◆ **REQUEST**: Set down exactly the lines of the listing below, please, beginning with the first and ending with the line that holds "const y = d3.scaleLinear().domain([0, 12000]).range([height".

◆ **Records with drawing code**:

* start *

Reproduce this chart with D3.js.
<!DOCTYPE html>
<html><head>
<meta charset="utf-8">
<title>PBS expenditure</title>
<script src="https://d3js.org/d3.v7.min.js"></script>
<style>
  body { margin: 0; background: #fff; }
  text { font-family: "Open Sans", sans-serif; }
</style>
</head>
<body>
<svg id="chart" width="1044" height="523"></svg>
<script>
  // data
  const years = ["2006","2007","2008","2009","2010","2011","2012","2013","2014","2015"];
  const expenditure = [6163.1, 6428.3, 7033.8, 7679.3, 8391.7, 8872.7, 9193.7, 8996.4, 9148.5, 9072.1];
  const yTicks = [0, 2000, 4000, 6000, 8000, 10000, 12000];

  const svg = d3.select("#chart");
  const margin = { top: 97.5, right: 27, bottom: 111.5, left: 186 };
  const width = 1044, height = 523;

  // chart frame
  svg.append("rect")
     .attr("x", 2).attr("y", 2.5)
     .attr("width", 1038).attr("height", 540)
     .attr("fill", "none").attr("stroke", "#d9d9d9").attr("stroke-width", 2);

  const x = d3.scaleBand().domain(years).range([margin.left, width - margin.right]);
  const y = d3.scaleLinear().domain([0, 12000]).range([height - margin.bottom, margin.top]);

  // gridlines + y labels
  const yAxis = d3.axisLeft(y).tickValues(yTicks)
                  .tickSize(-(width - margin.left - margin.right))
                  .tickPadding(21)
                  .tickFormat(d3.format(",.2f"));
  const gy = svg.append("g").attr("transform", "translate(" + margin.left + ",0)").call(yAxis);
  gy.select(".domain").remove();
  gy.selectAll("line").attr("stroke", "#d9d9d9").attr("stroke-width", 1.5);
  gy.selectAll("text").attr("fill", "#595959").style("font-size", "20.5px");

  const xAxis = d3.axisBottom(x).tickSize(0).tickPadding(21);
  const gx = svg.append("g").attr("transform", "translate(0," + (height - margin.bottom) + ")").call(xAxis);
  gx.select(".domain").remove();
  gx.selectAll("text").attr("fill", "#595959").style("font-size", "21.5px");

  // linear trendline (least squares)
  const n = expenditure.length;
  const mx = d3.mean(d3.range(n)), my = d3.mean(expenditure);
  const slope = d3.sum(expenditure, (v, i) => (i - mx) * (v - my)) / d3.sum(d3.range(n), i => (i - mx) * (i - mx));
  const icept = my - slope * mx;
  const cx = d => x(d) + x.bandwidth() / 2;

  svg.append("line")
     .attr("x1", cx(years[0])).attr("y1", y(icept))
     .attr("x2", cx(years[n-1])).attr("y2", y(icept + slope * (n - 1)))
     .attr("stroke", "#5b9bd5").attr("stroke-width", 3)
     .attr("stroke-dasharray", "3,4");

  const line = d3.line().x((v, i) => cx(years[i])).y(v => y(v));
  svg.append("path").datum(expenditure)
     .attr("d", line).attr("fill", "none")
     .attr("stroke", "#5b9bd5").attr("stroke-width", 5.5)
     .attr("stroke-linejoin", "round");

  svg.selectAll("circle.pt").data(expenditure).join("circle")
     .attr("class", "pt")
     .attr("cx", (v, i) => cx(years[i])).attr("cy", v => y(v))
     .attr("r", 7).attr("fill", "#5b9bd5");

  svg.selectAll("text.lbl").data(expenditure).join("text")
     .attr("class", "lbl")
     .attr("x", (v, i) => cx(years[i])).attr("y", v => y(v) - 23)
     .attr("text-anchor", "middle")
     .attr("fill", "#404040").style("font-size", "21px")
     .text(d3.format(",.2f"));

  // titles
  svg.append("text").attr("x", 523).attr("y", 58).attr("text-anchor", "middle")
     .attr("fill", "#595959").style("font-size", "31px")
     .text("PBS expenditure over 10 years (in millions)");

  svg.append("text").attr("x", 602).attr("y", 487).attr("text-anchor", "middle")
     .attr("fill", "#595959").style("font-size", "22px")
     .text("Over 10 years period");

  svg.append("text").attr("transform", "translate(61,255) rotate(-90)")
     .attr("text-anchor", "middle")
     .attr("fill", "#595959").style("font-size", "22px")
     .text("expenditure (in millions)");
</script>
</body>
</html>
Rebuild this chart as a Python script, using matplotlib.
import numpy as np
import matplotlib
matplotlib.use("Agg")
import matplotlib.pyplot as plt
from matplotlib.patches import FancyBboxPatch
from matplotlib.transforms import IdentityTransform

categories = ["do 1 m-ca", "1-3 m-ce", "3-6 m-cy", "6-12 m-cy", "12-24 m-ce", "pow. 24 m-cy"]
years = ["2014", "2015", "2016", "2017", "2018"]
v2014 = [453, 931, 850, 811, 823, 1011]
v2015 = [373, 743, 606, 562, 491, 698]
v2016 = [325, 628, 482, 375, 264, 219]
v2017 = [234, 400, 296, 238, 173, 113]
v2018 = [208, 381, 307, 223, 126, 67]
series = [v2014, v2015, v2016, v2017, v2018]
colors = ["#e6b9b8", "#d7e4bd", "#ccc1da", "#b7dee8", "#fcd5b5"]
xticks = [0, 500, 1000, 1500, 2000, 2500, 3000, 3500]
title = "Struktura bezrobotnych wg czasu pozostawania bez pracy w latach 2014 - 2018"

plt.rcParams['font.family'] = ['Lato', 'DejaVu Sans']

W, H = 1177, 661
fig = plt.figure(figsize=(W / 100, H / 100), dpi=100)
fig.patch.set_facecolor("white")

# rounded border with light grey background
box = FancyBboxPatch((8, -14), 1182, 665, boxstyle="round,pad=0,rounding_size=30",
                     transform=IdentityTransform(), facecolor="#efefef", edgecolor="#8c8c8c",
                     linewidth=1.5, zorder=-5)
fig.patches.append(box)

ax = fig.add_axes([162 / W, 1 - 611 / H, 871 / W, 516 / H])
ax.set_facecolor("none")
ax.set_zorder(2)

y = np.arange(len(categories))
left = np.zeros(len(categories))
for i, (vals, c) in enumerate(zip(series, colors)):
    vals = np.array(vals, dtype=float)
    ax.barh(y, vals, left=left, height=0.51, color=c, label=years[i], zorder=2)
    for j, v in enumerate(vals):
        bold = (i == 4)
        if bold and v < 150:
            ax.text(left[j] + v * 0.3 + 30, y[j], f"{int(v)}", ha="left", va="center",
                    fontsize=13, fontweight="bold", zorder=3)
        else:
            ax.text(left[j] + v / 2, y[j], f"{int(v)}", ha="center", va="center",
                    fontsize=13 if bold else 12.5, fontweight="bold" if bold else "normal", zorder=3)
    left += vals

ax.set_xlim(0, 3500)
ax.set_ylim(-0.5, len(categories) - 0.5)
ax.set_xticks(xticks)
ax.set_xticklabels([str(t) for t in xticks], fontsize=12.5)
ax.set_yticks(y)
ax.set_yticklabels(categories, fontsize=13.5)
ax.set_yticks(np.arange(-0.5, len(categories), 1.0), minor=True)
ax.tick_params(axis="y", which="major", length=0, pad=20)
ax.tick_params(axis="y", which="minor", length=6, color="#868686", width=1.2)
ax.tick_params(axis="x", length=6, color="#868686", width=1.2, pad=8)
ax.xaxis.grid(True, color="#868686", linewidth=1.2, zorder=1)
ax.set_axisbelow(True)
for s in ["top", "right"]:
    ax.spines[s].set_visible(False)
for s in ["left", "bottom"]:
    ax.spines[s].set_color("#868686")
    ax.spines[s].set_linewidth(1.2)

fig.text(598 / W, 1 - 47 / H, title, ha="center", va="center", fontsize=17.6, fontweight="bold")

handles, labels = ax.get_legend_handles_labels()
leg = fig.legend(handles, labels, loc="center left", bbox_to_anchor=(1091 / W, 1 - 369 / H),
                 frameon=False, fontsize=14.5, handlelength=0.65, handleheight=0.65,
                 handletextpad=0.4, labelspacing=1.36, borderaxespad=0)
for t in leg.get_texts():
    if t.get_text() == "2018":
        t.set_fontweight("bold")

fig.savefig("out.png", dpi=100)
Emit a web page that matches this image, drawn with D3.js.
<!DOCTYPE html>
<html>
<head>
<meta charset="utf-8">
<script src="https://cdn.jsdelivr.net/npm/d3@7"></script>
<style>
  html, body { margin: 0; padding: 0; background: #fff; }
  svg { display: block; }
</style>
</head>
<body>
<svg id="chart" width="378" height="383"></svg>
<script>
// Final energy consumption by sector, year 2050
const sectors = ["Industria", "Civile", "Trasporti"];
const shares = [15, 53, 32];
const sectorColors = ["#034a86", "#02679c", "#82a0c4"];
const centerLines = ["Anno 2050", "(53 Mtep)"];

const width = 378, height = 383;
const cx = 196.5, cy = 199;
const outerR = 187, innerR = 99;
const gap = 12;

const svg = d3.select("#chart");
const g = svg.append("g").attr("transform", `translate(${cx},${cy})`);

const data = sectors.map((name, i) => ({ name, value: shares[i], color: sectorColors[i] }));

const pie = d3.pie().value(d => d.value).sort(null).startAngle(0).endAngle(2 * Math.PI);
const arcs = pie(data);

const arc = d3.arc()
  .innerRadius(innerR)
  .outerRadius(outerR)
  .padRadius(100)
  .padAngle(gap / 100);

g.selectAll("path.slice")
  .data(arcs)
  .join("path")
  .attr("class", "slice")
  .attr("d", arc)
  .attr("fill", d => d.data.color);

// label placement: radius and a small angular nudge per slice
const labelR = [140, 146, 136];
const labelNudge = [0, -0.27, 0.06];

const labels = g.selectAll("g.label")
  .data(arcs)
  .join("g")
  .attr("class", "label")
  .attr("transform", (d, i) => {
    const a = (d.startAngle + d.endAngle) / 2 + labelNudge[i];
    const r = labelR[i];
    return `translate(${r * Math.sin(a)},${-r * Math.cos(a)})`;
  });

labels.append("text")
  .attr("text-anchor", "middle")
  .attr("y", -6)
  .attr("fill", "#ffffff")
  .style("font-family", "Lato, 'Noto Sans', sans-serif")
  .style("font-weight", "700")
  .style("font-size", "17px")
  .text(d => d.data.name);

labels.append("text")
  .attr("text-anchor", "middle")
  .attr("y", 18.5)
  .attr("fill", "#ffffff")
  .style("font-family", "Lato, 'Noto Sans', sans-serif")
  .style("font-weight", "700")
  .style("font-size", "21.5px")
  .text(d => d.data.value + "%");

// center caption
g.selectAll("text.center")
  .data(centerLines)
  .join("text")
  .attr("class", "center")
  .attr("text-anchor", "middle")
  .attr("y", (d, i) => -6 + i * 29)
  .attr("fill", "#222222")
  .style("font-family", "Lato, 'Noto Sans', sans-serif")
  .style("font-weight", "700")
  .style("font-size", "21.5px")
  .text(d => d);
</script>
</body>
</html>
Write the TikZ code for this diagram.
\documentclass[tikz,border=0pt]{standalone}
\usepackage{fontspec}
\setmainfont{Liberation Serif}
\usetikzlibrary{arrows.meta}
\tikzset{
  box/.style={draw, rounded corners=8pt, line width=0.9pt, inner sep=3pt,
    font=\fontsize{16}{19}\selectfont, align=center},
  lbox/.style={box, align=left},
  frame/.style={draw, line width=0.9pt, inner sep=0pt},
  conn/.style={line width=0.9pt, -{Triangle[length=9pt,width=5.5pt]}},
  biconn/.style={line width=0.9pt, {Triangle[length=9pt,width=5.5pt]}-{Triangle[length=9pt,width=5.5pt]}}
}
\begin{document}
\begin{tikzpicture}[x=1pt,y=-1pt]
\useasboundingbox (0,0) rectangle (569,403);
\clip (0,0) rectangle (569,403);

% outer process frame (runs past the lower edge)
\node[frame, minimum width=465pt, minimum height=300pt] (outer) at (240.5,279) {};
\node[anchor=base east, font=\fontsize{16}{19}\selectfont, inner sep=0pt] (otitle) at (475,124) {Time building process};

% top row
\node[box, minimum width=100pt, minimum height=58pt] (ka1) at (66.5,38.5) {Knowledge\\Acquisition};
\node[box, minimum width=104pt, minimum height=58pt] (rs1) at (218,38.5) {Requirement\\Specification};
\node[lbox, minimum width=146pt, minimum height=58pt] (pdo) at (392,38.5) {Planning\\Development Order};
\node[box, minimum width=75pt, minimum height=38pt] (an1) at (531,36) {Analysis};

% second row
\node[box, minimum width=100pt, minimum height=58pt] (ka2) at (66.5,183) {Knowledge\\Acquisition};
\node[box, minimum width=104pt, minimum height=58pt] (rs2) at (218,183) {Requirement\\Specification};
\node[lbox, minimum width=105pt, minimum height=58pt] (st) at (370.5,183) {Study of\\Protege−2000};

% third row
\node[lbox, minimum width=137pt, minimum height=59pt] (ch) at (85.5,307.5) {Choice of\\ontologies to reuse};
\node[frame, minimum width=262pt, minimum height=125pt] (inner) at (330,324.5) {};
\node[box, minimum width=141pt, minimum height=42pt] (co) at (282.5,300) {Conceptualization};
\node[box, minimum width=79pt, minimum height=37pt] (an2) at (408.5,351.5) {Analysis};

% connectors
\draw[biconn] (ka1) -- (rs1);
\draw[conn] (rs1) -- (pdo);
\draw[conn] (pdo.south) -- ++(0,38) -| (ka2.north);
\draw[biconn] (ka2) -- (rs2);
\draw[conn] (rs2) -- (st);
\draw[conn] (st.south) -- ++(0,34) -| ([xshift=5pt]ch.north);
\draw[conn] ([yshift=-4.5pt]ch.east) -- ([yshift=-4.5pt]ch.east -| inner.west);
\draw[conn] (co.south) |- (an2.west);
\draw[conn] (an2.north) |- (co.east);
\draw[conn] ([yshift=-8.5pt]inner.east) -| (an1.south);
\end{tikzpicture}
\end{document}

* end *

◆ **RESULT FOR THIS EXERCISE**:
Reproduce this chart with D3.js.
<!DOCTYPE html>
<html><head>
<meta charset="utf-8">
<title>PBS expenditure</title>
<script src="https://d3js.org/d3.v7.min.js"></script>
<style>
  body { margin: 0; background: #fff; }
  text { font-family: "Open Sans", sans-serif; }
</style>
</head>
<body>
<svg id="chart" width="1044" height="523"></svg>
<script>
  // data
  const years = ["2006","2007","2008","2009","2010","2011","2012","2013","2014","2015"];
  const expenditure = [6163.1, 6428.3, 7033.8, 7679.3, 8391.7, 8872.7, 9193.7, 8996.4, 9148.5, 9072.1];
  const yTicks = [0, 2000, 4000, 6000, 8000, 10000, 12000];

  const svg = d3.select("#chart");
  const margin = { top: 97.5, right: 27, bottom: 111.5, left: 186 };
  const width = 1044, height = 523;

  // chart frame
  svg.append("rect")
     .attr("x", 2).attr("y", 2.5)
     .attr("width", 1038).attr("height", 540)
     .attr("fill", "none").attr("stroke", "#d9d9d9").attr("stroke-width", 2);

  const x = d3.scaleBand().domain(years).range([margin.left, width - margin.right]);
  const y = d3.scaleLinear().domain([0, 12000]).range([height - margin.bottom, margin.top]);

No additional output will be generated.